START

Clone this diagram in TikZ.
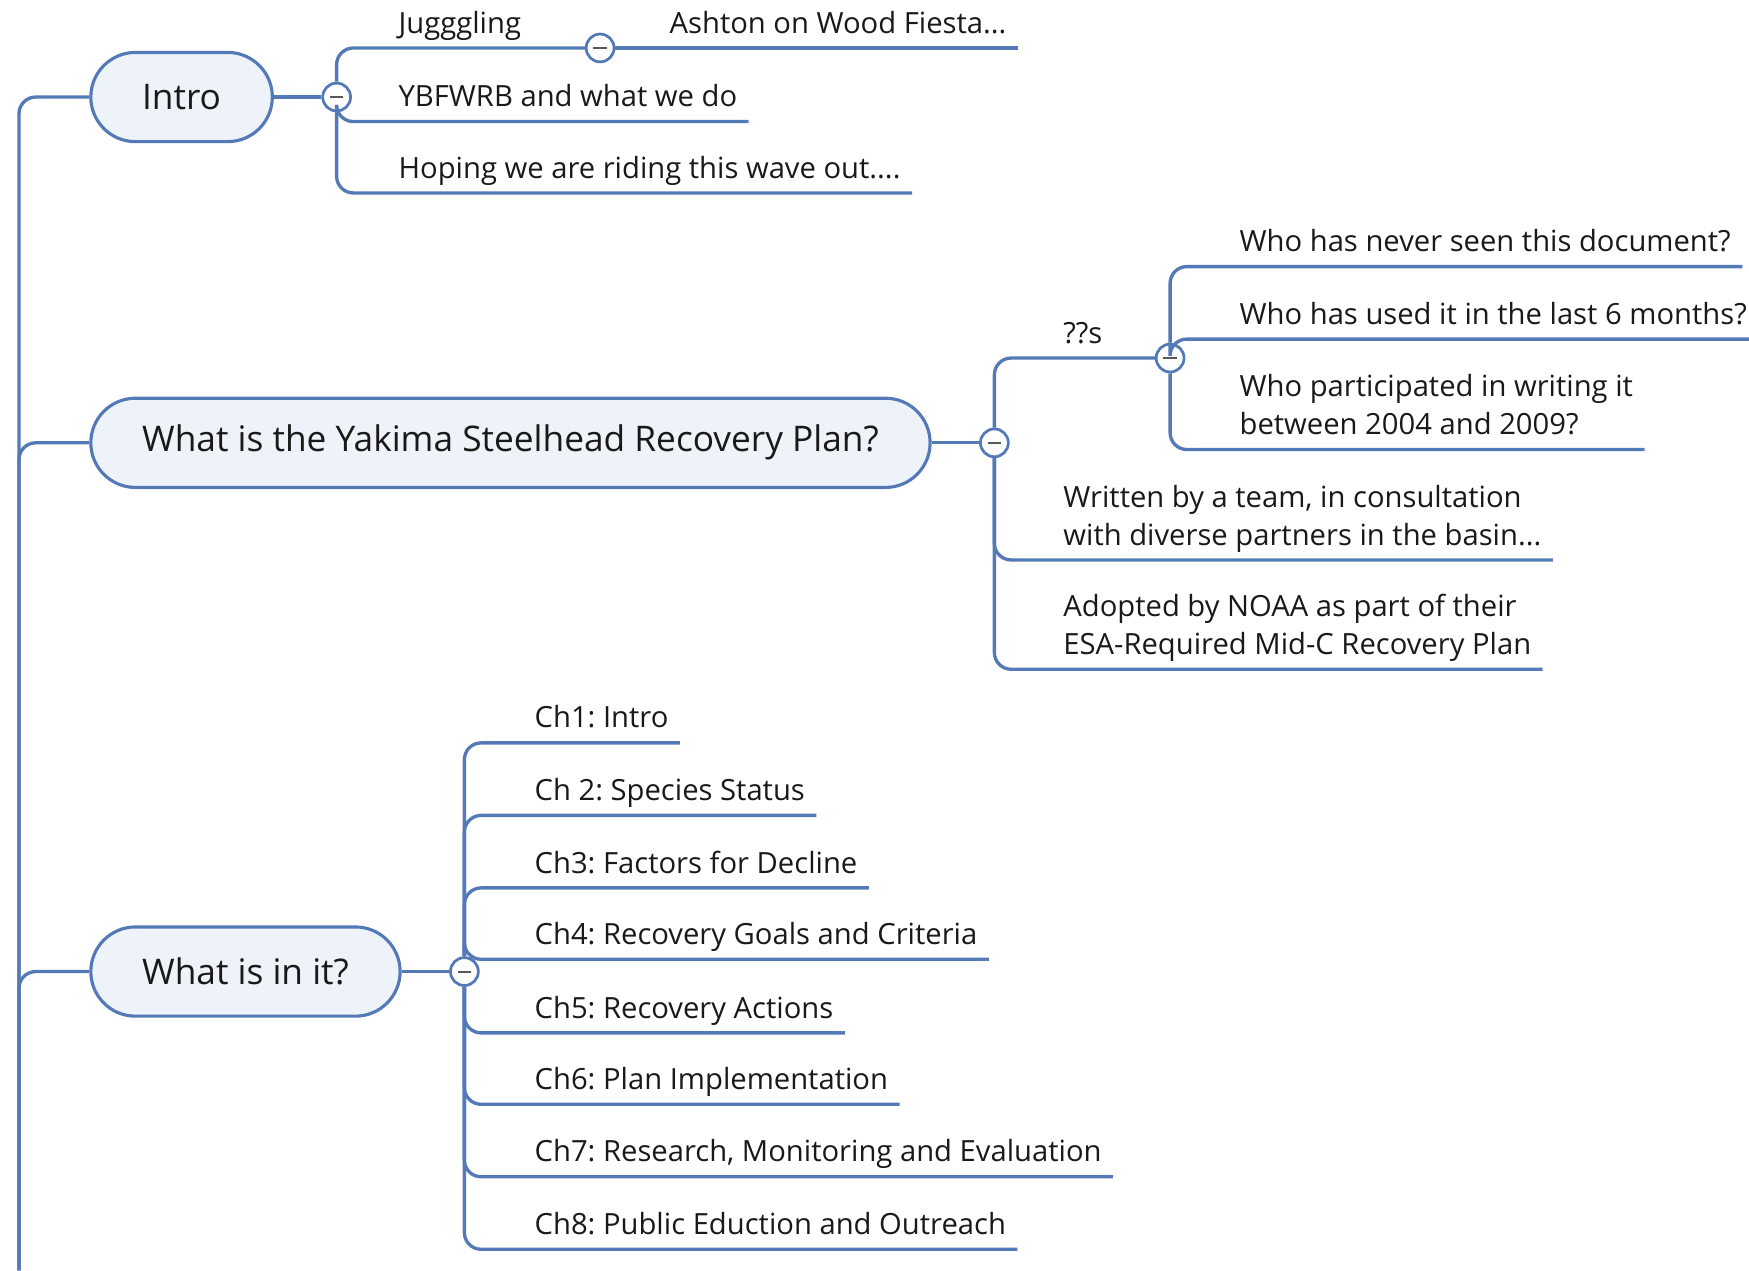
\documentclass[tikz,border=0pt]{standalone}
\usepackage{fontspec}
\setmainfont{Open Sans}
\usetikzlibrary{positioning}
\definecolor{mapblue}{RGB}{84,121,183}
\definecolor{mapfill}{RGB}{238,243,250}
\definecolor{maptext}{RGB}{25,25,25}
\frenchspacing
\begin{document}
\begin{tikzpicture}[x=0.02cm, y=-0.02cm,
    branch/.style={draw=mapblue, line width=1.7pt, rounded corners=0.3cm},
    topic/.style={draw=mapblue, fill=mapfill, line width=1.6pt, rounded corners=0.8cm,
        minimum height=1.6cm, inner xsep=0.92cm, anchor=west, text=maptext,
        font=\fontsize{18}{22}\selectfont},
    leaf/.style={anchor=south west, inner xsep=0.2cm, inner ysep=0.26cm, text depth=0pt,
        align=left, text=maptext, font=\fontsize{14.9}{19.3}\selectfont},
    fold/.style={circle, draw=mapblue, fill=white, line width=1.4pt, minimum size=0.5cm,
        inner sep=0pt, path picture={\draw[black!65, line width=1pt]
        ([xshift=-0.12cm]path picture bounding box.center) --
        ([xshift=0.12cm]path picture bounding box.center);}}]

    % Page frame
    \useasboundingbox (0,0) rectangle (1568,1139);

    % Root of the map sits below the page
    \coordinate (root) at (17,1139);

    % Main topics
    \node[topic] (intro) at (80,87) {Intro};
    \node[topic] (plan) at (80,397) {What is the Yakima Steelhead Recovery Plan?};
    \node[topic] (inside) at (80,871) {What is in it?};

    % Collapse buttons
    \node[fold, right=0.85cm of intro] (c1) {};
    \node[fold, right=0.85cm of plan] (c2) {};
    \node[fold, right=0.85cm of inside] (c3) {};
    \node[fold] (cj) at (538,43) {};
    \node[fold] (cq) at (1049,321) {};

    % Trunk to the main topics
    \draw[branch] (root) |- (intro.west);
    \draw[branch] (root) |- (plan.west);
    \draw[branch] (root) |- (inside.west);
    \draw[branch] (intro) -- (c1);
    \draw[branch] (plan) -- (c2);
    \draw[branch] (inside) -- (c3);

    % Intro subtopics
    \node[leaf] (jug) at (347,43) {Jugggling};
    \node[leaf] (ash) at (590,43) {Ashton on Wood Fiesta...};
    \node[leaf] (ybf) at (347,109) {YBFWRB and what we do};
    \node[leaf] (hop) at (347,173) {Hoping we are riding this wave out....};
    \draw[branch] (c1) |- (jug.south west) -- (cj);
    \draw[branch] (cj) -- (ash.south west) -- (ash.south east);
    \draw[branch] (c1) |- (ybf.south west) -- (ybf.south east);
    \draw[branch] (c1) |- (hop.south west) -- (hop.south east);

    % Recovery plan subtopics
    \node[leaf] (qs) at (943,321) {??s};
    \node[leaf] (who1) at (1101,239) {Who has never seen this document?};
    \node[leaf] (who2) at (1101,304) {Who has used it in the last 6 months?};
    \node[leaf] (who3) at (1101,403) {Who participated in writing it\\between 2004 and 2009?};
    \node[leaf] (team) at (943,502) {Written by a team, in consultation\\with diverse partners in the basin...};
    \node[leaf] (noaa) at (943,600) {Adopted by NOAA as part of their\\ESA-Required Mid-C Recovery Plan};
    \draw[branch] (c2) |- (qs.south west) -- (cq);
    \draw[branch] (cq) |- (who1.south west) -- (who1.south east);
    \draw[branch] (cq) |- (who2.south west) -- (who2.south east);
    \draw[branch] (cq) |- (who3.south west) -- (who3.south east);
    \draw[branch] (c2) |- (team.south west) -- (team.south east);
    \draw[branch] (c2) |- (noaa.south west) -- (noaa.south east);

    % Chapters
    \node[leaf] (ch1) at (469,666) {Ch1: Intro};
    \node[leaf] (ch2) at (469,731) {Ch 2: Species Status};
    \node[leaf] (ch3) at (469,796) {Ch3: Factors for Decline};
    \node[leaf] (ch4) at (469,860) {Ch4: Recovery Goals and Criteria};
    \node[leaf] (ch5) at (469,926) {Ch5: Recovery Actions};
    \node[leaf] (ch6) at (469,990) {Ch6: Plan Implementation};
    \node[leaf] (ch7) at (469,1055) {Ch7: Research, Monitoring and Evaluation};
    \node[leaf] (ch8) at (469,1120) {Ch8: Public Eduction and Outreach};
    \foreach \ch in {ch1,ch2,ch3,ch4,ch5,ch6,ch7,ch8}
        \draw[branch] (c3) |- (\ch.south west) -- (\ch.south east);

\end{tikzpicture}
\end{document}
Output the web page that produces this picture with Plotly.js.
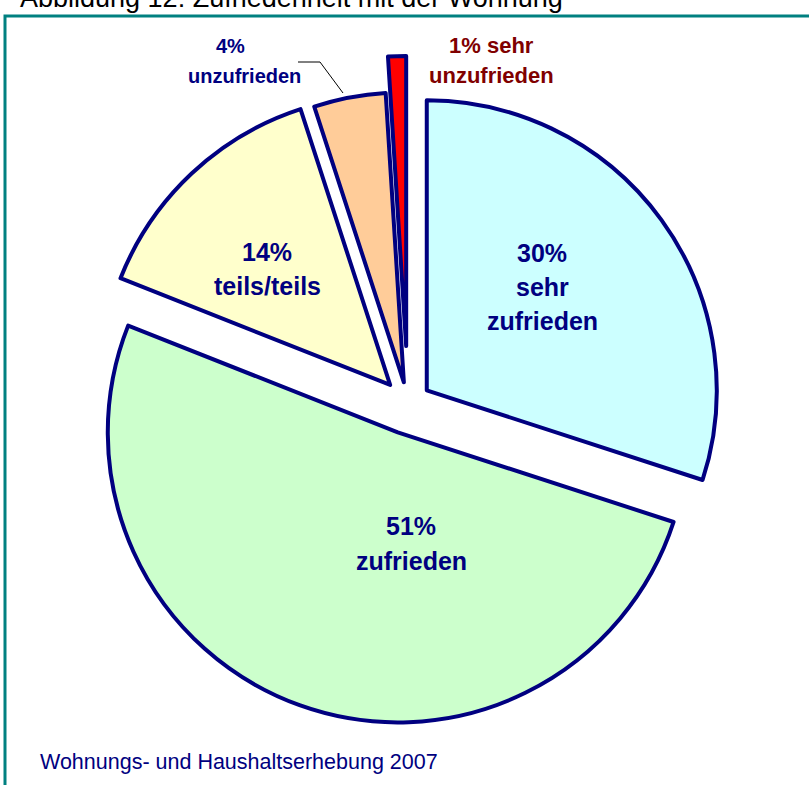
<!DOCTYPE html>
<html><head><meta charset="utf-8">
<script src="https://cdn.plot.ly/plotly-3.0.1.min.js"></script>
<style>html,body{margin:0;padding:0;background:#fff;overflow:hidden}</style>
</head><body><div id="chart" style="width:809px;height:785px"></div>
<script>
// ---- data ----
const categories = ['sehr zufrieden', 'zufrieden', 'teils/teils', 'unzufrieden', 'sehr unzufrieden'];
const values = [30, 51, 14, 4, 1];
const titleText = 'Abbildung 12: Zufriedenheit mit der Wohnung';
const sourceText = 'Wohnungs- und Haushaltserhebung 2007';

// ---- styles ----
const sliceColors = ['#CCFFFF', '#CCFFCC', '#FFFFCC', '#FFCC99', '#FF0000'];
const pulls = [0.08, 0.104, 0.09, 0.076, 0.2];
const labelColors = ['#000080', '#000080', '#000080', '#000080', '#800000'];
const labelSizes = [25, 25, 25, 20, 22];
// label line anchor positions in pixels (x, list of y)
const labelPos = [
  {x: 542, y: [253, 287, 321]},
  {x: 411, y: [526, 561]},
  {x: 267, y: [252, 286]},
  [{x: 230, y: 46}, {x: 244, y: 76}],
  {x: 491, y: [46, 76]}
];

const W = 809, H = 785;
const px = v => v / W;
const py = v => 1 - v / H;
const FONT = 'Liberation Sans, Arial, sans-serif';

const labelLines = categories.map((c, i) =>
  i === 4 ? [values[i] + '% sehr', 'unzufrieden'] : [values[i] + '%'].concat(c.split(' ')));

// pie geometry: center (408,404), r=290, max pull 0.2
const cx = 408, cy = 404, r = 290;
const half = r * (1 + Math.max(...pulls));

const annotations = [];
labelLines.forEach((lines, i) => {
  lines.forEach((t, j) => {
    const pos = Array.isArray(labelPos[i]) ? labelPos[i][j] : {x: labelPos[i].x, y: labelPos[i].y[j]};
    annotations.push({
      text: t, x: px(pos.x), y: py(pos.y), xref: 'paper', yref: 'paper',
      xanchor: 'center', yanchor: 'middle', showarrow: false,
      font: {family: FONT, size: labelSizes[i], color: labelColors[i], weight: 'bold'}
    });
  });
});
annotations.push({
  text: titleText, x: px(18), y: py(-2), xref: 'paper', yref: 'paper',
  xanchor: 'left', yanchor: 'middle', showarrow: false,
  font: {family: FONT, size: 27, color: '#000000'}
});
annotations.push({
  text: sourceText, x: px(38), y: py(762), xref: 'paper', yref: 'paper',
  xanchor: 'left', yanchor: 'middle', showarrow: false,
  font: {family: FONT, size: 21.5, color: '#000080'}
});

const shapes = [
  {type: 'rect', xref: 'paper', yref: 'paper', x0: px(5), x1: px(W + 10), y0: py(H + 10), y1: py(16),
   line: {color: '#008080', width: 3}, layer: 'below'},
  {type: 'path', xref: 'paper', yref: 'paper',
   path: 'M ' + px(298) + ' ' + py(62) + ' L ' + px(320) + ' ' + py(62) + ' L ' + px(343) + ' ' + py(93),
   line: {color: '#000000', width: 1}}
];

const trace = {
  type: 'pie',
  labels: categories,
  values: values,
  sort: false,
  direction: 'clockwise',
  rotation: 0,
  pull: pulls,
  marker: {colors: sliceColors, line: {color: '#000080', width: 4}},
  textinfo: 'none',
  hoverinfo: 'none',
  domain: {x: [px(cx - half), px(cx + half)], y: [py(cy + half), py(cy - half)]}
};

const layout = {
  width: W, height: H,
  margin: {l: 0, r: 0, t: 0, b: 0},
  showlegend: false,
  paper_bgcolor: '#ffffff',
  annotations: annotations,
  shapes: shapes
};

Plotly.newPlot('chart', [trace], layout, {displayModeBar: false, staticPlot: true});
</script></body></html>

END

**GOAL OF THE EXERCISE**. Reproduce only the lines of the records from the start up to and including the line that holds "(cq) at (1049,321)"; do not carry over any picture.

**THE SOLUTION**.
Clone this diagram in TikZ.
\documentclass[tikz,border=0pt]{standalone}
\usepackage{fontspec}
\setmainfont{Open Sans}
\usetikzlibrary{positioning}
\definecolor{mapblue}{RGB}{84,121,183}
\definecolor{mapfill}{RGB}{238,243,250}
\definecolor{maptext}{RGB}{25,25,25}
\frenchspacing
\begin{document}
\begin{tikzpicture}[x=0.02cm, y=-0.02cm,
    branch/.style={draw=mapblue, line width=1.7pt, rounded corners=0.3cm},
    topic/.style={draw=mapblue, fill=mapfill, line width=1.6pt, rounded corners=0.8cm,
        minimum height=1.6cm, inner xsep=0.92cm, anchor=west, text=maptext,
        font=\fontsize{18}{22}\selectfont},
    leaf/.style={anchor=south west, inner xsep=0.2cm, inner ysep=0.26cm, text depth=0pt,
        align=left, text=maptext, font=\fontsize{14.9}{19.3}\selectfont},
    fold/.style={circle, draw=mapblue, fill=white, line width=1.4pt, minimum size=0.5cm,
        inner sep=0pt, path picture={\draw[black!65, line width=1pt]
        ([xshift=-0.12cm]path picture bounding box.center) --
        ([xshift=0.12cm]path picture bounding box.center);}}]

    % Page frame
    \useasboundingbox (0,0) rectangle (1568,1139);

    % Root of the map sits below the page
    \coordinate (root) at (17,1139);

    % Main topics
    \node[topic] (intro) at (80,87) {Intro};
    \node[topic] (plan) at (80,397) {What is the Yakima Steelhead Recovery Plan?};
    \node[topic] (inside) at (80,871) {What is in it?};

    % Collapse buttons
    \node[fold, right=0.85cm of intro] (c1) {};
    \node[fold, right=0.85cm of plan] (c2) {};
    \node[fold, right=0.85cm of inside] (c3) {};
    \node[fold] (cj) at (538,43) {};
    \node[fold] (cq) at (1049,321) {};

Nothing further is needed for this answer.